1. Henry James (1811–82), American philosopher and author, influenced by Swedenborgianism and Fourierism; m., 1840, Mary Robertson, b. Walsh (1810–82); father of the psychologist William (1842–1910) and the novelist Henry (1843–1916). He had sailed with his family from the U.S. in Oct. Emerson' wrote to TC, 30 Oct.: “Lately went Henry James to you with a letter from me. He is a fine companion from his intelligence valour & worth, and
is & has been a very beneficent person” (Slater, CEC 347). James wrote to Emerson about TC, 11 May, when Past and Present was announced: “I am cheered by the coming of Carlyle's new book. … The title is provokingly enigmatical. Thought enough
will be there, no doubt, whatever it may be named.
Thought heaped up to top-heaviness and inevitable lopsidedness, but more interesting thought to me than comes from any other
quarter of Europe. Interesting for the man's sake whom it shews.
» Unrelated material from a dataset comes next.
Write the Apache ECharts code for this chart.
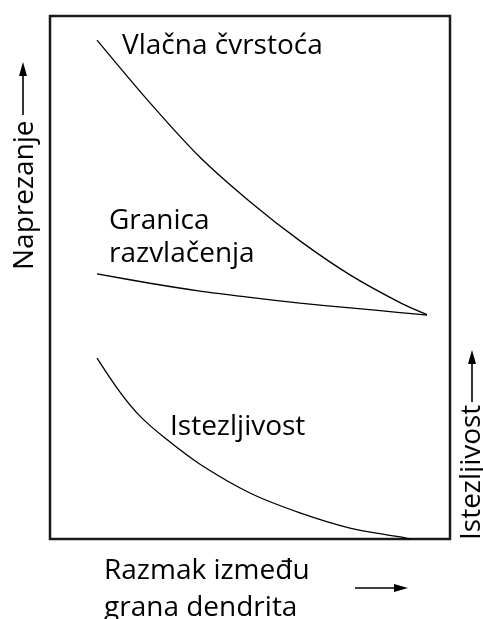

According to my notion Carlyle is the very best interpreter
of spiritual philosophy which could be devised for this age. … Just to think of a Scotchman with a heart widened to German spiritualities! … You don't look upon Calvinism as a fact at all, wherein you are to my mind
philosophically infirm, and impaired as to your universality. I can see in Carlyle's writing the advantage his familiarity
with this fact gives him over you with a general audience. What is highest in Carlyle is built upon that lowest. At least
so I read” (quoted in F. O. Mathiessen, The James Family [New York, 1947] 42–43). James wrote “Some Personal Recollections of Carlyle” after TC's death, 1881; see The Literary Remains of the Late Henry James, ed. W. James (Boston, 1885), 421–68.